We'll keep this open to track the inclusion of the fixed kernel in RHCOS.  However, it is unlikely to be fixed in the 4.3 time frame as the RHEL 8.1 content set has already been decided.

Comment 10 Micah Abbott 2020-02-26 19:40:28 UTC
The kernel folks provided us with a custom kernel to test with, but it hasn't been a priority to test with it yet.  Moving to 4.5.

Comment 12 Micah Abbott 2020-05-15 18:25:45 UTC
I'm moving this to 4.6, but based on the last comment on the kernel BZ (https://bugzilla.redhat.com/show_bug.cgi?id=1763288#c13) it doesn't seem like the missing metric is a big deal.  Especially if it means the kernel takes a performance hit.
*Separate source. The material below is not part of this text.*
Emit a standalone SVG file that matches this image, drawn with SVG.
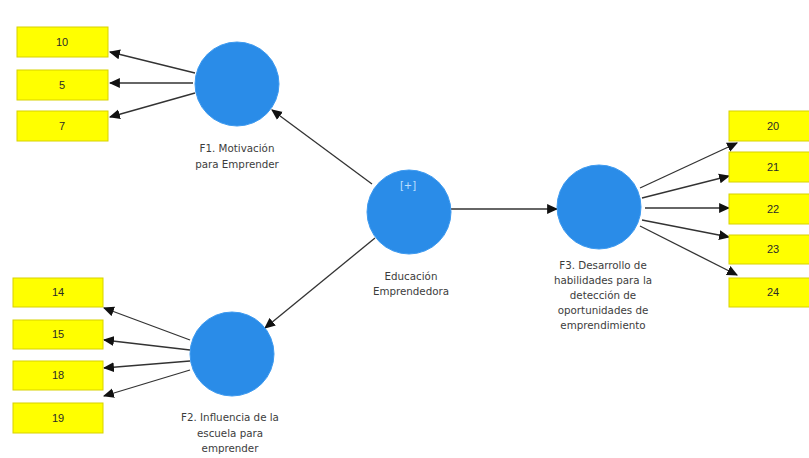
<svg xmlns="http://www.w3.org/2000/svg" width="809" height="458" viewBox="0 0 809 458">
<style>
.box{fill:#ffff00;stroke:#d8d200;stroke-width:1}
.bt{font-family:"Liberation Sans",Arial,sans-serif;font-size:11px;fill:#2a2a2a;text-anchor:middle}
.lv{fill:#2a8ce8;stroke:#3d9af0;stroke-width:1}
.lb{font-family:"DejaVu Sans","Liberation Sans",sans-serif;font-size:10.3px;fill:#3c3c3c;text-anchor:middle}
.c{stroke:#333;stroke-width:1.3;fill:none;marker-end:url(#ah)}
</style>
<defs>
<marker id="ah" markerUnits="userSpaceOnUse" markerWidth="11" markerHeight="11" viewBox="0 0 10 10" refX="9" refY="5" orient="auto">
<path d="M0,0.5 L10,5 L0,9.5 Z" fill="#111"/>
</marker>
</defs>
<rect width="809" height="458" fill="#fff"/>
<g id="connectors">
<line class="c" x1="195" y1="73" x2="110" y2="52"/>
<line class="c" x1="193" y1="83" x2="110" y2="83"/>
<line class="c" x1="195" y1="93" x2="110" y2="117"/>
<line class="c" x1="190" y1="340" x2="104" y2="308"/>
<line class="c" x1="190" y1="350" x2="104" y2="340"/>
<line class="c" x1="190" y1="361" x2="104" y2="368"/>
<line class="c" x1="190" y1="370" x2="104" y2="396"/>
<line class="c" x1="372" y1="184" x2="272" y2="110"/>
<line class="c" x1="375" y1="238" x2="265" y2="328"/>
<line class="c" x1="451" y1="209" x2="557" y2="209"/>
<line class="c" x1="640" y1="188" x2="737" y2="143"/>
<line class="c" x1="642" y1="198" x2="729" y2="176"/>
<line class="c" x1="645" y1="208" x2="729" y2="208"/>
<line class="c" x1="642" y1="220" x2="729" y2="237"/>
<line class="c" x1="640" y1="226" x2="737" y2="275"/>
</g>
<g id="n10"><rect class="box" x="17" y="27" width="91" height="30"/><text class="bt" x="62" y="46">10</text></g>
<g id="n5"><rect class="box" x="17" y="70" width="91" height="30"/><text class="bt" x="62" y="89">5</text></g>
<g id="n7"><rect class="box" x="17" y="111" width="91" height="30"/><text class="bt" x="62" y="130">7</text></g>
<g id="n14"><rect class="box" x="13" y="278" width="90" height="29"/><text class="bt" x="58" y="296">14</text></g>
<g id="n15"><rect class="box" x="13" y="320" width="90" height="29"/><text class="bt" x="58" y="338">15</text></g>
<g id="n18"><rect class="box" x="13" y="361" width="90" height="29"/><text class="bt" x="58" y="379">18</text></g>
<g id="n19"><rect class="box" x="13" y="403" width="90" height="30"/><text class="bt" x="58" y="422">19</text></g>
<g id="n20"><rect class="box" x="729" y="111" width="82" height="30"/><text class="bt" x="773" y="130">20</text></g>
<g id="n21"><rect class="box" x="729" y="152" width="82" height="30"/><text class="bt" x="773" y="171">21</text></g>
<g id="n22"><rect class="box" x="729" y="194" width="82" height="30"/><text class="bt" x="773" y="213">22</text></g>
<g id="n23"><rect class="box" x="729" y="235" width="82" height="29"/><text class="bt" x="773" y="253">23</text></g>
<g id="n24"><rect class="box" x="729" y="278" width="82" height="29"/><text class="bt" x="773" y="296">24</text></g>
<g id="F1"><circle class="lv" cx="237" cy="84" r="42"/>
<text class="lb" x="237" y="152">F1. Motivación</text><text class="lb" x="237" y="168">para Emprender</text></g>
<g id="F2"><circle class="lv" cx="232" cy="354" r="42"/>
<text class="lb" x="230" y="421">F2. Influencia de la</text><text class="lb" x="230" y="437">escuela para</text><text class="lb" x="230" y="452">emprender</text></g>
<g id="EE"><circle class="lv" cx="409" cy="212" r="42"/>
<text x="408" y="189" font-family="DejaVu Sans, sans-serif" font-size="10" fill="#bfe0ff" text-anchor="middle">[+]</text>
<text class="lb" x="411" y="280">Educación</text><text class="lb" x="411" y="295">Emprendedora</text></g>
<g id="F3"><circle class="lv" cx="599" cy="207" r="42"/>
<text class="lb" x="603" y="269">F3. Desarrollo de</text><text class="lb" x="603" y="284">habilidades para la</text><text class="lb" x="603" y="299">detección de</text><text class="lb" x="603" y="314">oportunidades de</text><text class="lb" x="603" y="329">emprendimiento</text></g>
</svg>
Comment 13 Micah Abbott 2020-06-16 19:14:59 UTC
We've kicked this BZ out from 4.3 all the way to 4.6.  Comments in the related kernel BZ indicate that 1) the functionality provided by the missing metric is not critical to OCP and 2) enabling the cgroup in the kernel to provide the missing metric may have performance implications.

A "nice to have" metric that is may cause performance regressions is not something we want to pursue.  I've closed the related kernel BZ and am closing this BZ the same.